Short problem -
Using the data below, return word for word every line from the one holding "Convert this diagram to TikZ code." down to the one holding "(ret) at (903,738)". Leave pictures out.
* START Source data *
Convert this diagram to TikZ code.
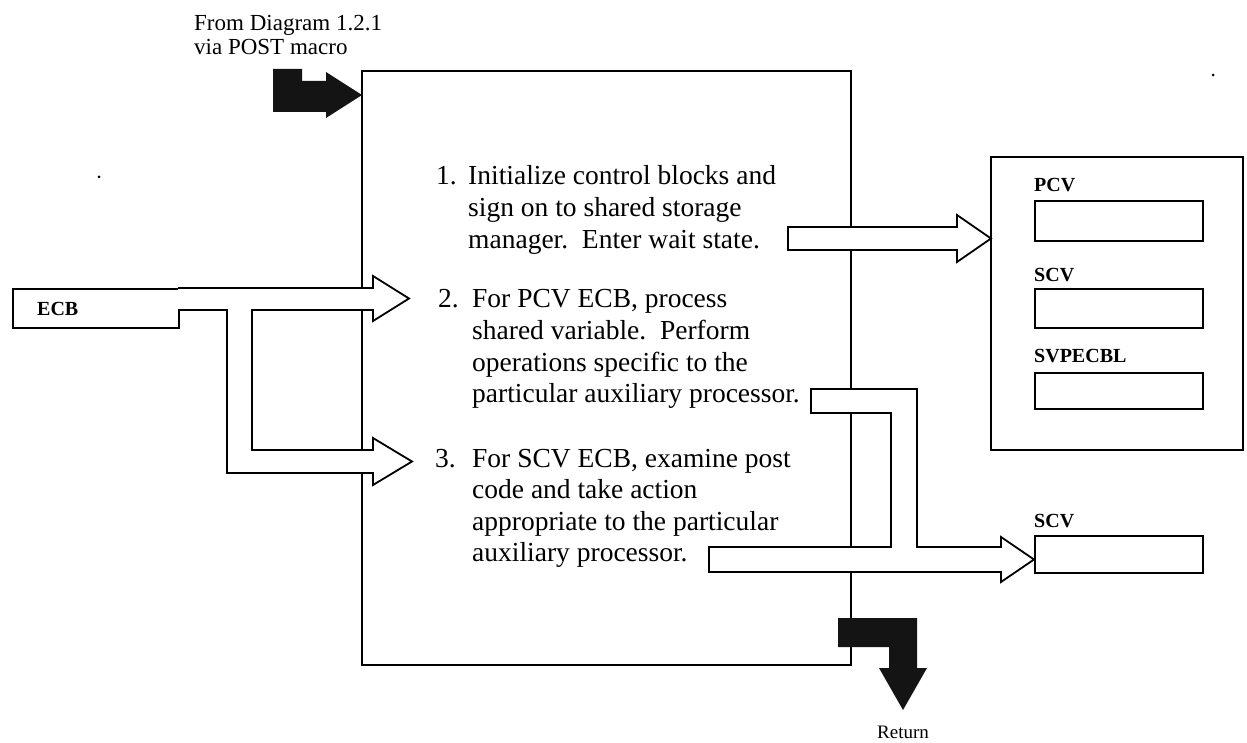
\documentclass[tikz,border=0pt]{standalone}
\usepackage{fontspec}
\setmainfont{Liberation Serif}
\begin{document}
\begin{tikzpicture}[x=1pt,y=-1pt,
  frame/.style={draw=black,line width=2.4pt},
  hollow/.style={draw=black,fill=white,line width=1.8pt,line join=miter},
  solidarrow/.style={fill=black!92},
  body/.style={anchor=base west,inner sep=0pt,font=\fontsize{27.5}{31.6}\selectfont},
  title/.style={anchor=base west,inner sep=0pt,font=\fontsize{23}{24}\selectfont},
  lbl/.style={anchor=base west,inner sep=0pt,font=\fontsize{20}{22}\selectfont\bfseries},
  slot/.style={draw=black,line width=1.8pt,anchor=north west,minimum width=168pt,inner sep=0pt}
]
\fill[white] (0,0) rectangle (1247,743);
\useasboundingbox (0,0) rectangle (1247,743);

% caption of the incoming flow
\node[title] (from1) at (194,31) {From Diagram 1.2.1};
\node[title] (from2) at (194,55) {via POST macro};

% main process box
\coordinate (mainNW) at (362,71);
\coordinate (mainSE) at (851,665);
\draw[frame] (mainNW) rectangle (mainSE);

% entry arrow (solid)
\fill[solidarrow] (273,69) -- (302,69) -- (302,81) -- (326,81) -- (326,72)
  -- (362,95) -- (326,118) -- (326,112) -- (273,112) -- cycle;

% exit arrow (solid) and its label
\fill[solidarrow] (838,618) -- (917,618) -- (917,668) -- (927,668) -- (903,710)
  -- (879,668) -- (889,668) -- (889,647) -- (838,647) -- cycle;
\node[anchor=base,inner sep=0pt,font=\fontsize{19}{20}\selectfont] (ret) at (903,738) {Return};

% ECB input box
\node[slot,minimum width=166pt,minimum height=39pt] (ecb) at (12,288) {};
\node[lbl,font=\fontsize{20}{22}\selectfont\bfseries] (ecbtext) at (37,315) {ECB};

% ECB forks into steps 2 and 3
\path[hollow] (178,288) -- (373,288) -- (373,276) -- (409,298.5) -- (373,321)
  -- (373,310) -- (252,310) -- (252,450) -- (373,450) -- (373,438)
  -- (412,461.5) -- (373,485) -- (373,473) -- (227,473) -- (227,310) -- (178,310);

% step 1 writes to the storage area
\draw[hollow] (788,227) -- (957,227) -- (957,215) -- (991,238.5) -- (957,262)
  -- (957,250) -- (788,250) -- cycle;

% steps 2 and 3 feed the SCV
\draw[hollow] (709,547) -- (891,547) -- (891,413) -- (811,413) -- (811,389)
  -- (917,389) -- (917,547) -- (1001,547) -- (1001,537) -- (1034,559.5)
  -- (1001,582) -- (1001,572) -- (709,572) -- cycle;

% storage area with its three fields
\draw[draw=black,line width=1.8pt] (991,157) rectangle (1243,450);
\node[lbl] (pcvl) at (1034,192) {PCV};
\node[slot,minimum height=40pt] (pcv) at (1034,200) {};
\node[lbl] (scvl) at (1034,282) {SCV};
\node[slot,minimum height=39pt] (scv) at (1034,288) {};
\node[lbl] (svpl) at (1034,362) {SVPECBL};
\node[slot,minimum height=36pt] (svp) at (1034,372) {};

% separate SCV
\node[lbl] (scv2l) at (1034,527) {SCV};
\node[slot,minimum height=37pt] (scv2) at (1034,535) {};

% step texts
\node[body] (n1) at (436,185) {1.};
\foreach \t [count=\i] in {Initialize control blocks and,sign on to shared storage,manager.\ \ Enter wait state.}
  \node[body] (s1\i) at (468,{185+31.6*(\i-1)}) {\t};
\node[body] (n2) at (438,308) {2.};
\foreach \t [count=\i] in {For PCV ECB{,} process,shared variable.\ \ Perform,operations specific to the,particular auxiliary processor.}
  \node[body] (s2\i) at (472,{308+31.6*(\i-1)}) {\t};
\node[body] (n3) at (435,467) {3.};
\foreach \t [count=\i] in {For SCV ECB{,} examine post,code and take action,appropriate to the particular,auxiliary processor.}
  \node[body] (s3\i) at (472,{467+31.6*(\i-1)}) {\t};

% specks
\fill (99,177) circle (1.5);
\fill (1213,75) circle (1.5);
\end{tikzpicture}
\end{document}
* END Source data *
* START Source data *
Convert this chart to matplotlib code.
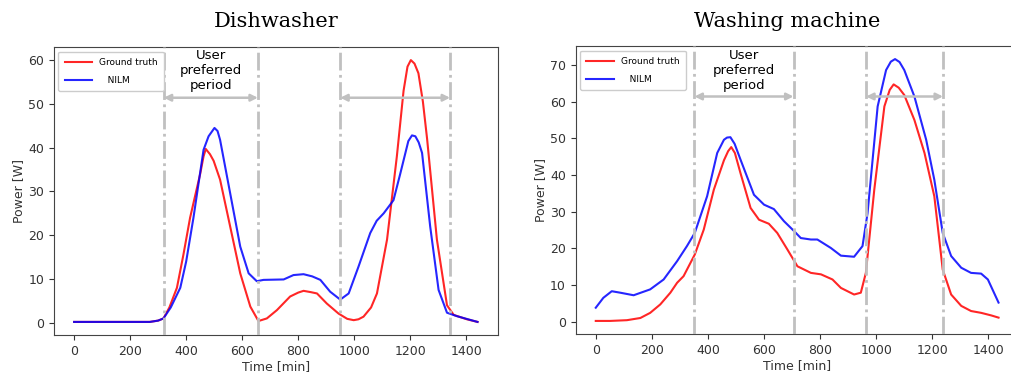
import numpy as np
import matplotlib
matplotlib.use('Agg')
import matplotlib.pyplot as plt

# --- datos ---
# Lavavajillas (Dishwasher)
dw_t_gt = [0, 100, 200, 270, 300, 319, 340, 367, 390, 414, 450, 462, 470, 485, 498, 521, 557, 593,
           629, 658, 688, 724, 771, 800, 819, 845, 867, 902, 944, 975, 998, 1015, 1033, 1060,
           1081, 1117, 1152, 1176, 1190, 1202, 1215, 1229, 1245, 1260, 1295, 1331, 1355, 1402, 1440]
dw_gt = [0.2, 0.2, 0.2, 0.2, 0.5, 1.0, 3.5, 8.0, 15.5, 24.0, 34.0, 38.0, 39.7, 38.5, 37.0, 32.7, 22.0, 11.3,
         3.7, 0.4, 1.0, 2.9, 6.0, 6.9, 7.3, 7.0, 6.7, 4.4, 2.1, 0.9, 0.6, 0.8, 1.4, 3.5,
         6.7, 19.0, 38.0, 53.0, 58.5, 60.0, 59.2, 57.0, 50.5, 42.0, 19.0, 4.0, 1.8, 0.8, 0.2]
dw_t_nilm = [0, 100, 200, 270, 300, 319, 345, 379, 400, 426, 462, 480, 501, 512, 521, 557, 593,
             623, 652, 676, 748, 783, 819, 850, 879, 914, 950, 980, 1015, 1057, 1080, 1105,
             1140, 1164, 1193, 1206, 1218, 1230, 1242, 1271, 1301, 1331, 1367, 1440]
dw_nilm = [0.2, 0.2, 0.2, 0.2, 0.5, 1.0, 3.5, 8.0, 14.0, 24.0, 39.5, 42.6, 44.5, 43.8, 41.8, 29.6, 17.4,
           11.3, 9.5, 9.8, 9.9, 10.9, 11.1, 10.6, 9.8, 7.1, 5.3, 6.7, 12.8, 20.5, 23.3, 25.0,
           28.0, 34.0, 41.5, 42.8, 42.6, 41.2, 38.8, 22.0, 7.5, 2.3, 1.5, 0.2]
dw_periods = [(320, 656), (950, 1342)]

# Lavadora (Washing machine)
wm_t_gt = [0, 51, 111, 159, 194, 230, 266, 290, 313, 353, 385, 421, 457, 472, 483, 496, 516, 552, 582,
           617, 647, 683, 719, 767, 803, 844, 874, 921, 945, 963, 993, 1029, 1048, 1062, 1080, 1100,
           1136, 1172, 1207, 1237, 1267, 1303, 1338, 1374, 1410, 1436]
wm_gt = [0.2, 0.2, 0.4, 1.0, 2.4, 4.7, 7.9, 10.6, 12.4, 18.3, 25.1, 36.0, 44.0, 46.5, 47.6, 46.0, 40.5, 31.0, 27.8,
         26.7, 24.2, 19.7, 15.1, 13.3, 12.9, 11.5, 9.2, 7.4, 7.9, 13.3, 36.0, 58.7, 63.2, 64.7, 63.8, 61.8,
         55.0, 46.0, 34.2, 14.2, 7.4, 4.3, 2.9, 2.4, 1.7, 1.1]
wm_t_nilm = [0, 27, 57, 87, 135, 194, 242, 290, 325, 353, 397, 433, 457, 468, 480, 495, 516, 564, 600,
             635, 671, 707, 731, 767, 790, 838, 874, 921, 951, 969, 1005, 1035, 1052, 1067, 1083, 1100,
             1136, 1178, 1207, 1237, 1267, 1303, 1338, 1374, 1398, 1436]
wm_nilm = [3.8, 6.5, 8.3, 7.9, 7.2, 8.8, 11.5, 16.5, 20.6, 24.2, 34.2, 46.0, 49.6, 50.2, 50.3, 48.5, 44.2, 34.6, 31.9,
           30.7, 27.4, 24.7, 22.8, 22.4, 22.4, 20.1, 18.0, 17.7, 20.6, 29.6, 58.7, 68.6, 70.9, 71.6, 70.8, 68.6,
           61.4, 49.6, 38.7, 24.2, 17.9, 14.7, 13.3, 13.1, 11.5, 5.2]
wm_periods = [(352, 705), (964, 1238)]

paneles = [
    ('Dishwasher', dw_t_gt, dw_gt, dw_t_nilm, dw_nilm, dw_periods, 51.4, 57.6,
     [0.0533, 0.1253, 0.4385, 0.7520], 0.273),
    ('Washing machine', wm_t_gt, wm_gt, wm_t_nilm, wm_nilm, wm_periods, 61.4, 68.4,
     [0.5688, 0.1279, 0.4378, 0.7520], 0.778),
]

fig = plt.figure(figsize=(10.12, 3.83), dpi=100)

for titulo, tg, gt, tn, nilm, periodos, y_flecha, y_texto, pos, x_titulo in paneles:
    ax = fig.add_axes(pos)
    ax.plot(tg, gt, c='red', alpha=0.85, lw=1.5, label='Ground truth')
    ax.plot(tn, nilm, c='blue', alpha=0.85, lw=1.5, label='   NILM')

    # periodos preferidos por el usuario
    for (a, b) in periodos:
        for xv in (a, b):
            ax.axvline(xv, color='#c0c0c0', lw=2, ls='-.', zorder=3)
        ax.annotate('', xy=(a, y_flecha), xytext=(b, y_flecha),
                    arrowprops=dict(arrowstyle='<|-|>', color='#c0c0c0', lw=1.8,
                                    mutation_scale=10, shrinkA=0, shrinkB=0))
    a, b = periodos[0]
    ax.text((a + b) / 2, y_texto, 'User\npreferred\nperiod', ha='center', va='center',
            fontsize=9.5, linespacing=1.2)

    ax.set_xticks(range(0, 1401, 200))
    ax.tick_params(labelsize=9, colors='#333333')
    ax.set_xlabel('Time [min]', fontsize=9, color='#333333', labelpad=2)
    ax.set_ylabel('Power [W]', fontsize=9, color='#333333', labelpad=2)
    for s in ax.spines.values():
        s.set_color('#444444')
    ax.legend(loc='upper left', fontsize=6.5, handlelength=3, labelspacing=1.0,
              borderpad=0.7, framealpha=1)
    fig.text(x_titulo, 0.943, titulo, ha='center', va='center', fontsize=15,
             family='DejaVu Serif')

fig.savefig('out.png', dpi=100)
* END Source data *
* START Source data *
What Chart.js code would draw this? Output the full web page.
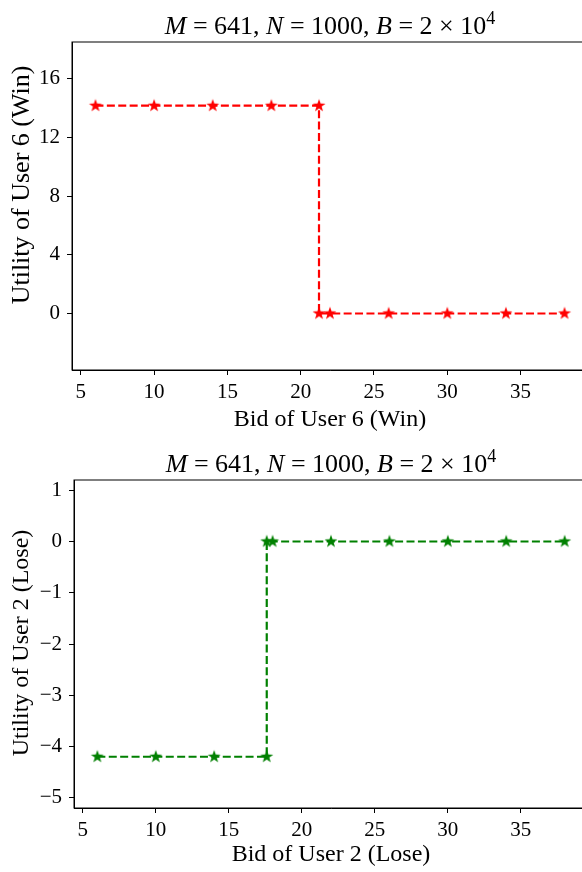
* END Source data *
The output -
Convert this diagram to TikZ code.
\documentclass[tikz,border=0pt]{standalone}
\usepackage{fontspec}
\setmainfont{Liberation Serif}
\begin{document}
\begin{tikzpicture}[x=1pt,y=-1pt,
  frame/.style={draw=black,line width=2.4pt},
  hollow/.style={draw=black,fill=white,line width=1.8pt,line join=miter},
  solidarrow/.style={fill=black!92},
  body/.style={anchor=base west,inner sep=0pt,font=\fontsize{27.5}{31.6}\selectfont},
  title/.style={anchor=base west,inner sep=0pt,font=\fontsize{23}{24}\selectfont},
  lbl/.style={anchor=base west,inner sep=0pt,font=\fontsize{20}{22}\selectfont\bfseries},
  slot/.style={draw=black,line width=1.8pt,anchor=north west,minimum width=168pt,inner sep=0pt}
]
\fill[white] (0,0) rectangle (1247,743);
\useasboundingbox (0,0) rectangle (1247,743);

% caption of the incoming flow
\node[title] (from1) at (194,31) {From Diagram 1.2.1};
\node[title] (from2) at (194,55) {via POST macro};

% main process box
\coordinate (mainNW) at (362,71);
\coordinate (mainSE) at (851,665);
\draw[frame] (mainNW) rectangle (mainSE);

% entry arrow (solid)
\fill[solidarrow] (273,69) -- (302,69) -- (302,81) -- (326,81) -- (326,72)
  -- (362,95) -- (326,118) -- (326,112) -- (273,112) -- cycle;

% exit arrow (solid) and its label
\fill[solidarrow] (838,618) -- (917,618) -- (917,668) -- (927,668) -- (903,710)
  -- (879,668) -- (889,668) -- (889,647) -- (838,647) -- cycle;
\node[anchor=base,inner sep=0pt,font=\fontsize{19}{20}\selectfont] (ret) at (903,738) {Return};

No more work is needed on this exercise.